Enhanced KYC, KYP and suitability obligations are all part of CSA’s proposed targeted reforms and best interest standard. At IFIC’s annual leadership conference, a panel of two regulators and a litigator discussed the hotly debated proposals.

“There isn’t a topic that has garnered as much passion as this one,” says David Di Paolo, a partner at Borden Ladner Gervais. “It’s an ongoing sense of some frustration out in the field that, just when [advisors] think they’ve caught up, […more regulation comes] out,” he says.

Read: What the CSA’s bombshell proposals mean for you

He predicts advisors’ response to the regulatory onslaught will be to establish a smaller book — but not necessarily a smaller AUM. “Advisors may say, ‘I’m going to stick with my high-net-worth clients,’” he suggests.

Debra Foubert, director of compliance and registrant regulation at the OSC, acknowledges the proposals present challenges to the industry and its business models. But “the status quo must change,” she says, reciting a line from the proposals and outlining the regulators’ key concerns (listed in the consultation paper), which focus on client outcomes.

Not a fiduciary duty — or is it?

The proposal language is cause for concern, Di Paolo says. Although the consultation paper goes to great lengths to say the proposed best interest standard isn’t a fiduciary one, phrases such as “best interest” and “act with care” may lead judges to conclude otherwise, Di Paolo surmises.

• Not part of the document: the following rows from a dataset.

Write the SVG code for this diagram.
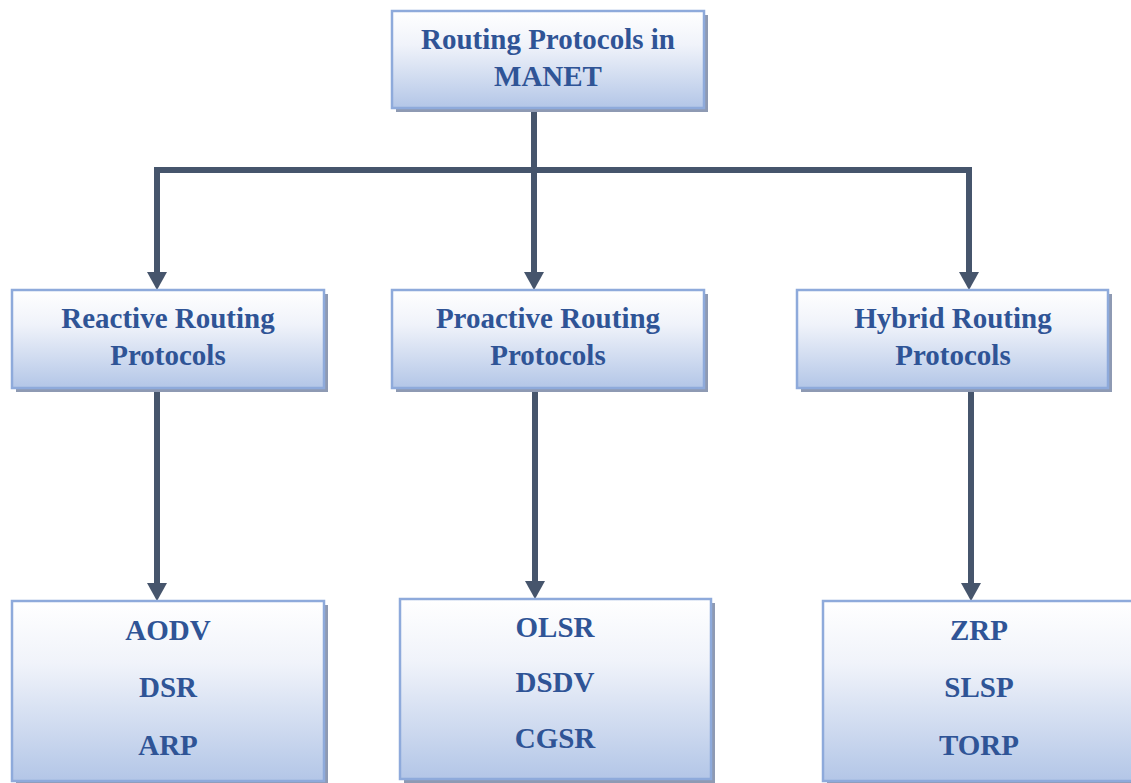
<svg xmlns="http://www.w3.org/2000/svg" width="1131" height="783" viewBox="0 0 1131 783">
<defs>
<linearGradient id="g" x1="0" y1="0" x2="0" y2="1">
<stop offset="0" stop-color="#ffffff"/>
<stop offset="0.35" stop-color="#f0f3fa"/>
<stop offset="1" stop-color="#b3c6e7"/>
</linearGradient>
<marker id="ah" viewBox="0 0 18 20" refX="0" refY="10" markerWidth="18" markerHeight="20" markerUnits="userSpaceOnUse" orient="auto">
<path d="M0,0 L18,10 L0,20 Z" fill="#46556c"/>
</marker>
</defs>
<style>
.box{fill:url(#g);stroke:#8eaadb;stroke-width:2.5}
.sh{fill:#8e9ab3}
.t{font-family:"Liberation Serif","Times New Roman",serif;font-weight:bold;font-size:29px;fill:#2f5496;text-anchor:middle}
.c{fill:none;stroke:#46556c;stroke-width:6}
</style>
<rect width="1131" height="783" fill="#ffffff"/>
<g id="connectors">
<path class="c" d="M534,108 V170"/>
<path class="c" d="M154,170 H972"/>
<path class="c" d="M157,170 V272" marker-end="url(#ah)"/>
<path class="c" d="M534,170 V272" marker-end="url(#ah)"/>
<path class="c" d="M969,170 V272" marker-end="url(#ah)"/>
<path class="c" d="M157,388 V583" marker-end="url(#ah)"/>
<path class="c" d="M535,388 V581" marker-end="url(#ah)"/>
<path class="c" d="M971,388 V583" marker-end="url(#ah)"/>
</g>
<g id="root">
<rect class="sh" x="396" y="15" width="312" height="97"/>
<rect class="box" x="392" y="11" width="312" height="97"/>
<text class="t" x="548" y="49">Routing Protocols in</text>
<text class="t" x="548" y="86">MANET</text>
</g>
<g id="reactive">
<rect class="sh" x="16" y="294" width="312" height="98"/>
<rect class="box" x="12" y="290" width="312" height="98"/>
<text class="t" x="168" y="328">Reactive Routing</text>
<text class="t" x="168" y="365">Protocols</text>
</g>
<g id="proactive">
<rect class="sh" x="396" y="294" width="312" height="98"/>
<rect class="box" x="392" y="290" width="312" height="98"/>
<text class="t" x="548" y="328">Proactive Routing</text>
<text class="t" x="548" y="365">Protocols</text>
</g>
<g id="hybrid">
<rect class="sh" x="801" y="294" width="311" height="98"/>
<rect class="box" x="797" y="290" width="311" height="98"/>
<text class="t" x="953" y="328">Hybrid Routing</text>
<text class="t" x="953" y="365">Protocols</text>
</g>
<g id="reactive-list">
<rect class="sh" x="16" y="605" width="312" height="180"/>
<rect class="box" x="12" y="601" width="312" height="180"/>
<text class="t" x="168" y="640">AODV</text>
<text class="t" x="168" y="697">DSR</text>
<text class="t" x="168" y="755">ARP</text>
</g>
<g id="proactive-list">
<rect class="sh" x="404" y="603" width="311" height="180"/>
<rect class="box" x="400" y="599" width="311" height="180"/>
<text class="t" x="555" y="637">OLSR</text>
<text class="t" x="555" y="692">DSDV</text>
<text class="t" x="555" y="748">CGSR</text>
</g>
<g id="hybrid-list">
<rect class="sh" x="827" y="605" width="312" height="180"/>
<rect class="box" x="823" y="601" width="312" height="180"/>
<text class="t" x="979" y="640">ZRP</text>
<text class="t" x="979" y="697">SLSP</text>
<text class="t" x="979" y="755">TORP</text>
</g>
</svg>
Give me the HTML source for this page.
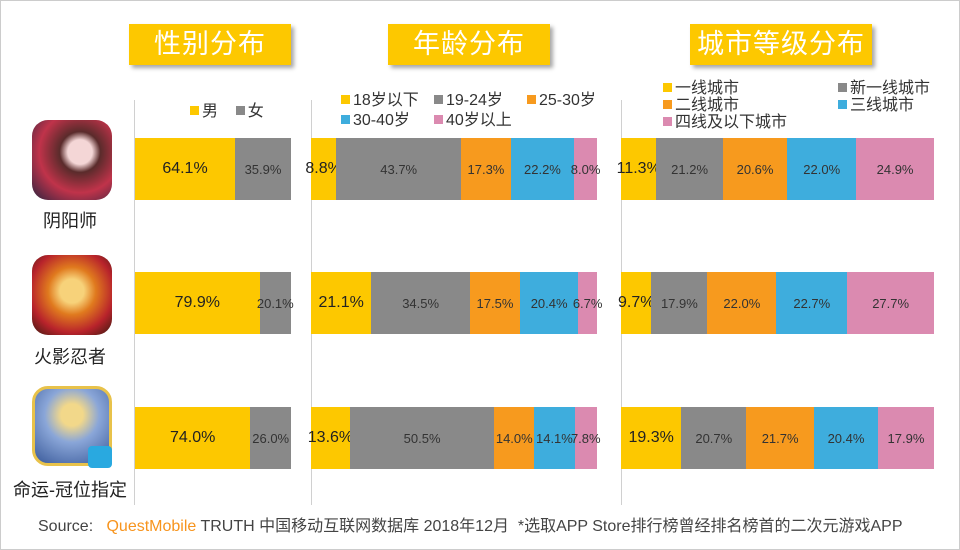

Such a judicial interpretation would have significant operational and legal consequences for dealers, including the elimination of a traditional legal defence in litigation proceedings.

If a fiduciary standard is what the regulators are really trying to achieve, then honest discussion is required, he urges.

Read: PMAC to CSA: Focus on fiduciary duty, not best interest standard

Highlighting a key reason for the proposals, Sarah Corrigall-Brown, senior legal counsel at the BCSC, says, “Conflicts must be resolved in a manner that prioritizes the interests of the client and the interests of the firm.” Although she, too, refers to the current obligations advisors have to act in good faith as well as to resolve conflicts, she says the proposals’ goal is to make those obligations clearer so firms understand expectations and enforcement is easier.

Fiduciary duty or not, it’s clear suitability is no longer enough. Advisors will have a broader responsibility to offer a range of products, says Di Paolo. That’s because advisors must determine if a security’s in the client’s best interest, not simply suitable. Further, advisors will “have to prove they’re engaged in that exercise,” he says, and dealers must have controls in place to ensure that as well. But it’s unclear how.

KYC

For KYC proposed targeted reforms, Corrigall-Brown says, “Instead of that being codified, there [should] be a gathering of [product] information as a result of a real understanding of clients’ needs.” That understanding comes, in turn, from gathering more client information.

What if clients refuse?

Advisors themselves must determine whether they have sufficient information to make a recommendation, says Foubert, and they must document that a client refuses to comply.

Corrigall-Brown also stressed documentation, adding, “Have a discussion with your client on the implications of not providing that information.” For example, explain that your advice won’t be based on all relevant information and why that matters.

Indeed, increased dialogue with clients is a desired outcome of the proposals, she says.